### Provided data
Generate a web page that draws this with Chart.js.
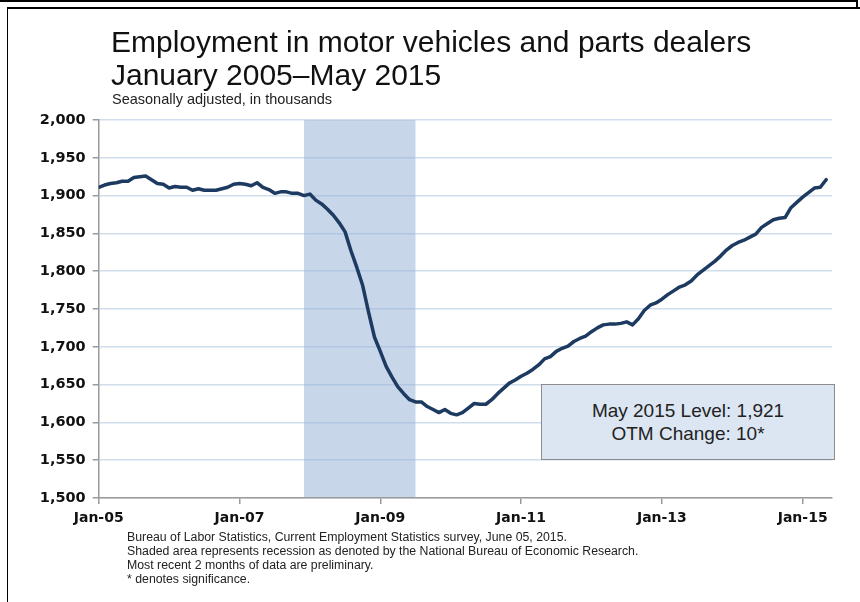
<!DOCTYPE html>
<html>
<head>
<meta charset="utf-8">
<script src="https://cdn.jsdelivr.net/npm/chart.js@4.4.1/dist/chart.umd.min.js"></script>
<style>
  html, body { margin: 0; padding: 0; background: #fff; }
  #wrap { position: relative; width: 860px; height: 602px; overflow: hidden; background: #fff; }
  canvas { position: absolute; left: 0; top: 0; }
  .t { position: absolute; white-space: nowrap; font-family: "Liberation Sans", Arial, sans-serif; color: #111; }
  #title1 { left: 111px; top: 27px; font-size: 30px; line-height: 30px; }
  #title2 { left: 111px; top: 60px; font-size: 30px; line-height: 30px; }
  #sub { left: 112px; top: 92px; font-size: 14.5px; line-height: 15px; color: #222; }
  .fn { left: 127px; font-size: 12.3px; line-height: 14px; color: #222; }
  #box { position: absolute; left: 541px; top: 384px; width: 294px; height: 76px; background: #dce6f2; border: 1px solid #8c8c8c; box-sizing: border-box;
         font-family: "Liberation Sans", Arial, sans-serif; font-size: 19px; color: #222; text-align: center; }
  #box div { position: absolute; left: 0; right: 0; }
  #frameTop1 { position: absolute; left: 0; top: 0; width: 858px; height: 2px; background: #000; }
  #frameTopR { position: absolute; left: 856px; top: 0; width: 2px; height: 8px; background: #000; }
  #frameTop2 { position: absolute; left: 7px; top: 7px; width: 853px; height: 2px; background: #000; }
  #frameLeft { position: absolute; left: 7px; top: 7px; width: 1px; height: 595px; background: #000; }
</style>
</head>
<body>
<div id="wrap">
  <canvas id="c" width="860" height="602"></canvas>
  <div id="frameTop1"></div><div id="frameTopR"></div><div id="frameTop2"></div><div id="frameLeft"></div>
  <div class="t" id="title1">Employment in motor vehicles and parts dealers</div>
  <div class="t" id="title2">January 2005–May 2015</div>
  <div class="t" id="sub">Seasonally adjusted, in thousands</div>
  <div id="box">
    <div style="top:15px;">May 2015 Level: 1,921</div>
    <div style="top:38px;">OTM Change: 10*</div>
  </div>
  <div class="t fn" style="top:530px;">Bureau of Labor Statistics, Current Employment Statistics survey, June 05, 2015.</div>
  <div class="t fn" style="top:544px;">Shaded area represents recession as denoted by the National Bureau of Economic Research.</div>
  <div class="t fn" style="top:558px;">Most recent 2 months of data are preliminary.</div>
  <div class="t fn" style="top:572px;">* denotes significance.</div>
</div>
<script>
// Months from Jan 2005 (index 0) to May 2015 (index 124)
const months = [];
const monNames = ['Jan','Feb','Mar','Apr','May','Jun','Jul','Aug','Sep','Oct','Nov','Dec'];
for (let y = 2005; y <= 2015; y++) {
  for (let m = 0; m < 12; m++) {
    if (y === 2015 && m > 4) break;
    months.push(monNames[m] + '-' + String(y).slice(2));
  }
}

// Employment, thousands
const employment2005 = [1911, 1914, 1916, 1917, 1919, 1919, 1924, 1925, 1926, 1921, 1916, 1915];
const employment2006 = [1910, 1912, 1911, 1911, 1907, 1909, 1907, 1907, 1907, 1909, 1911, 1915];
const employment2007 = [1916, 1915, 1913, 1917, 1911, 1908, 1903, 1905, 1905, 1903, 1903, 1900];
const employment2008 = [1902, 1894, 1889, 1882, 1874, 1864, 1852, 1827, 1805, 1781, 1746, 1713];
const employment2009 = [1694, 1674, 1660, 1647, 1638, 1630, 1627, 1627, 1621, 1617, 1613, 1617];
const employment2010 = [1612, 1610, 1613, 1619, 1625, 1624, 1624, 1630, 1638, 1645, 1652, 1656];
const employment2011 = [1661, 1665, 1670, 1676, 1684, 1687, 1694, 1698, 1701, 1707, 1711, 1714];
const employment2012 = [1720, 1725, 1729, 1730, 1730, 1731, 1733, 1729, 1737, 1748, 1755, 1758];
const employment2013 = [1763, 1769, 1774, 1779, 1782, 1787, 1795, 1801, 1807, 1813, 1820, 1828];
const employment2014 = [1834, 1838, 1841, 1845, 1849, 1858, 1863, 1868, 1870, 1871, 1884, 1891];
const employment2015 = [1898, 1904, 1910, 1911, 1921];

const employment = [].concat(employment2005, employment2006, employment2007, employment2008,
  employment2009, employment2010, employment2011, employment2012, employment2013,
  employment2014, employment2015);

const tickMonths = [0, 24, 48, 72, 96, 120];
const tickLabels = ['Jan-05', 'Jan-07', 'Jan-09', 'Jan-11', 'Jan-13', 'Jan-15'];
const yTicks = [1500, 1550, 1600, 1650, 1700, 1750, 1800, 1850, 1900, 1950, 2000];

// Recession: Dec 2007 through Jun 2009 (month indices)
const recessionStart = [35];
const recessionEnd = [54];

const recessionPlugin = {
  id: 'recession',
  beforeDraw(chart) {
    const { ctx, chartArea, scales } = chart;
    const x0 = scales.x.getPixelForValue(recessionStart[0]);
    const x1 = scales.x.getPixelForValue(recessionEnd[0]);
    ctx.save();
    ctx.fillStyle = '#c7d6e9';
    ctx.fillRect(x0, chartArea.top, x1 - x0, chartArea.bottom - chartArea.top);
    ctx.restore();
  }
};

new Chart(document.getElementById('c'), {
  type: 'line',
  data: {
    datasets: [{
      label: 'Employment',
      data: employment.map((v, i) => ({ x: i, y: v })),
      borderColor: '#1d3a60',
      borderWidth: 3.5,
      pointRadius: 0,
      tension: 0,
      borderJoinStyle: 'round',
      borderCapStyle: 'round',
      fill: false
    }]
  },
  options: {
    responsive: false,
    animation: false,
    devicePixelRatio: 1,
    layout: { padding: { left: 0, top: 120, right: 28, bottom: 0 } },
    plugins: { legend: { display: false }, tooltip: { enabled: false }, title: { display: false } },
    scales: {
      x: {
        type: 'linear',
        min: 0,
        max: 125,
        afterFit(scale) { scale.height = 104; },
        afterBuildTicks(scale) { scale.ticks = tickMonths.map(v => ({ value: v })); },
        grid: { drawOnChartArea: false, drawTicks: true, tickLength: 6, color: '#9a9a9a', lineWidth: 1.5 },
        border: { display: true, color: '#9a9a9a', width: 1.5 },
        ticks: {
          autoSkip: false,
          maxRotation: 0,
          padding: 6,
          color: '#111',
          font: { family: 'DejaVu Sans', size: 14, weight: 'bold' },
          callback(v) { const k = tickMonths.indexOf(v); return k >= 0 ? tickLabels[k] : ''; }
        }
      },
      y: {
        min: 1500,
        max: 2000,
        afterFit(scale) { scale.width = 98.7; },
        afterBuildTicks(scale) { scale.ticks = yTicks.map(v => ({ value: v })); },
        grid: { color: 'rgba(150,180,215,0.45)', lineWidth: 1.5, tickLength: 6, tickColor: '#9a9a9a', drawTicks: true },
        border: { display: true, color: '#9a9a9a', width: 1.5 },
        ticks: {
          padding: 7,
          color: '#111',
          font: { family: 'DejaVu Sans', size: 14.5, weight: 'bold' },
          callback(v) { return v.toLocaleString('en-US'); }
        }
      }
    }
  },
  plugins: [recessionPlugin]
});
</script>
</body>
</html>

### Exercise task
Without the pictures, write out all of the material exactly.

### Written answer
Generate a web page that draws this with Chart.js.
<!DOCTYPE html>
<html>
<head>
<meta charset="utf-8">
<script src="https://cdn.jsdelivr.net/npm/chart.js@4.4.1/dist/chart.umd.min.js"></script>
<style>
  html, body { margin: 0; padding: 0; background: #fff; }
  #wrap { position: relative; width: 860px; height: 602px; overflow: hidden; background: #fff; }
  canvas { position: absolute; left: 0; top: 0; }
  .t { position: absolute; white-space: nowrap; font-family: "Liberation Sans", Arial, sans-serif; color: #111; }
  #title1 { left: 111px; top: 27px; font-size: 30px; line-height: 30px; }
  #title2 { left: 111px; top: 60px; font-size: 30px; line-height: 30px; }
  #sub { left: 112px; top: 92px; font-size: 14.5px; line-height: 15px; color: #222; }
  .fn { left: 127px; font-size: 12.3px; line-height: 14px; color: #222; }
  #box { position: absolute; left: 541px; top: 384px; width: 294px; height: 76px; background: #dce6f2; border: 1px solid #8c8c8c; box-sizing: border-box;
         font-family: "Liberation Sans", Arial, sans-serif; font-size: 19px; color: #222; text-align: center; }
  #box div { position: absolute; left: 0; right: 0; }
  #frameTop1 { position: absolute; left: 0; top: 0; width: 858px; height: 2px; background: #000; }
  #frameTopR { position: absolute; left: 856px; top: 0; width: 2px; height: 8px; background: #000; }
  #frameTop2 { position: absolute; left: 7px; top: 7px; width: 853px; height: 2px; background: #000; }
  #frameLeft { position: absolute; left: 7px; top: 7px; width: 1px; height: 595px; background: #000; }
</style>
</head>
<body>
<div id="wrap">
  <canvas id="c" width="860" height="602"></canvas>
  <div id="frameTop1"></div><div id="frameTopR"></div><div id="frameTop2"></div><div id="frameLeft"></div>
  <div class="t" id="title1">Employment in motor vehicles and parts dealers</div>
  <div class="t" id="title2">January 2005–May 2015</div>
  <div class="t" id="sub">Seasonally adjusted, in thousands</div>
  <div id="box">
    <div style="top:15px;">May 2015 Level: 1,921</div>
    <div style="top:38px;">OTM Change: 10*</div>
  </div>
  <div class="t fn" style="top:530px;">Bureau of Labor Statistics, Current Employment Statistics survey, June 05, 2015.</div>
  <div class="t fn" style="top:544px;">Shaded area represents recession as denoted by the National Bureau of Economic Research.</div>
  <div class="t fn" style="top:558px;">Most recent 2 months of data are preliminary.</div>
  <div class="t fn" style="top:572px;">* denotes significance.</div>
</div>
<script>
// Months from Jan 2005 (index 0) to May 2015 (index 124)
const months = [];
const monNames = ['Jan','Feb','Mar','Apr','May','Jun','Jul','Aug','Sep','Oct','Nov','Dec'];
for (let y = 2005; y <= 2015; y++) {
  for (let m = 0; m < 12; m++) {
    if (y === 2015 && m > 4) break;
    months.push(monNames[m] + '-' + String(y).slice(2));
  }
}

// Employment, thousands
const employment2005 = [1911, 1914, 1916, 1917, 1919, 1919, 1924, 1925, 1926, 1921, 1916, 1915];
const employment2006 = [1910, 1912, 1911, 1911, 1907, 1909, 1907, 1907, 1907, 1909, 1911, 1915];
const employment2007 = [1916, 1915, 1913, 1917, 1911, 1908, 1903, 1905, 1905, 1903, 1903, 1900];
const employment2008 = [1902, 1894, 1889, 1882, 1874, 1864, 1852, 1827, 1805, 1781, 1746, 1713];
const employment2009 = [1694, 1674, 1660, 1647, 1638, 1630, 1627, 1627, 1621, 1617, 1613, 1617];
const employment2010 = [1612, 1610, 1613, 1619, 1625, 1624, 1624, 1630, 1638, 1645, 1652, 1656];
const employment2011 = [1661, 1665, 1670, 1676, 1684, 1687, 1694, 1698, 1701, 1707, 1711, 1714];
const employment2012 = [1720, 1725, 1729, 1730, 1730, 1731, 1733, 1729, 1737, 1748, 1755, 1758];
const employment2013 = [1763, 1769, 1774, 1779, 1782, 1787, 1795, 1801, 1807, 1813, 1820, 1828];
const employment2014 = [1834, 1838, 1841, 1845, 1849, 1858, 1863, 1868, 1870, 1871, 1884, 1891];
const employment2015 = [1898, 1904, 1910, 1911, 1921];

const employment = [].concat(employment2005, employment2006, employment2007, employment2008,
  employment2009, employment2010, employment2011, employment2012, employment2013,
  employment2014, employment2015);

const tickMonths = [0, 24, 48, 72, 96, 120];
const tickLabels = ['Jan-05', 'Jan-07', 'Jan-09', 'Jan-11', 'Jan-13', 'Jan-15'];
const yTicks = [1500, 1550, 1600, 1650, 1700, 1750, 1800, 1850, 1900, 1950, 2000];

// Recession: Dec 2007 through Jun 2009 (month indices)
const recessionStart = [35];
const recessionEnd = [54];

const recessionPlugin = {
  id: 'recession',
  beforeDraw(chart) {
    const { ctx, chartArea, scales } = chart;
    const x0 = scales.x.getPixelForValue(recessionStart[0]);
    const x1 = scales.x.getPixelForValue(recessionEnd[0]);
    ctx.save();
    ctx.fillStyle = '#c7d6e9';
    ctx.fillRect(x0, chartArea.top, x1 - x0, chartArea.bottom - chartArea.top);
    ctx.restore();
  }
};

new Chart(document.getElementById('c'), {
  type: 'line',
  data: {
    datasets: [{
      label: 'Employment',
      data: employment.map((v, i) => ({ x: i, y: v })),
      borderColor: '#1d3a60',
      borderWidth: 3.5,
      pointRadius: 0,
      tension: 0,
      borderJoinStyle: 'round',
      borderCapStyle: 'round',
      fill: false
    }]
  },
  options: {
    responsive: false,
    animation: false,
    devicePixelRatio: 1,
    layout: { padding: { left: 0, top: 120, right: 28, bottom: 0 } },
    plugins: { legend: { display: false }, tooltip: { enabled: false }, title: { display: false } },
    scales: {
      x: {
        type: 'linear',
        min: 0,
        max: 125,
        afterFit(scale) { scale.height = 104; },
        afterBuildTicks(scale) { scale.ticks = tickMonths.map(v => ({ value: v })); },
        grid: { drawOnChartArea: false, drawTicks: true, tickLength: 6, color: '#9a9a9a', lineWidth: 1.5 },
        border: { display: true, color: '#9a9a9a', width: 1.5 },
        ticks: {
          autoSkip: false,
          maxRotation: 0,
          padding: 6,
          color: '#111',
          font: { family: 'DejaVu Sans', size: 14, weight: 'bold' },
          callback(v) { const k = tickMonths.indexOf(v); return k >= 0 ? tickLabels[k] : ''; }
        }
      },
      y: {
        min: 1500,
        max: 2000,
        afterFit(scale) { scale.width = 98.7; },
        afterBuildTicks(scale) { scale.ticks = yTicks.map(v => ({ value: v })); },
        grid: { color: 'rgba(150,180,215,0.45)', lineWidth: 1.5, tickLength: 6, tickColor: '#9a9a9a', drawTicks: true },
        border: { display: true, color: '#9a9a9a', width: 1.5 },
        ticks: {
          padding: 7,
          color: '#111',
          font: { family: 'DejaVu Sans', size: 14.5, weight: 'bold' },
          callback(v) { return v.toLocaleString('en-US'); }
        }
      }
    }
  },
  plugins: [recessionPlugin]
});
</script>
</body>
</html>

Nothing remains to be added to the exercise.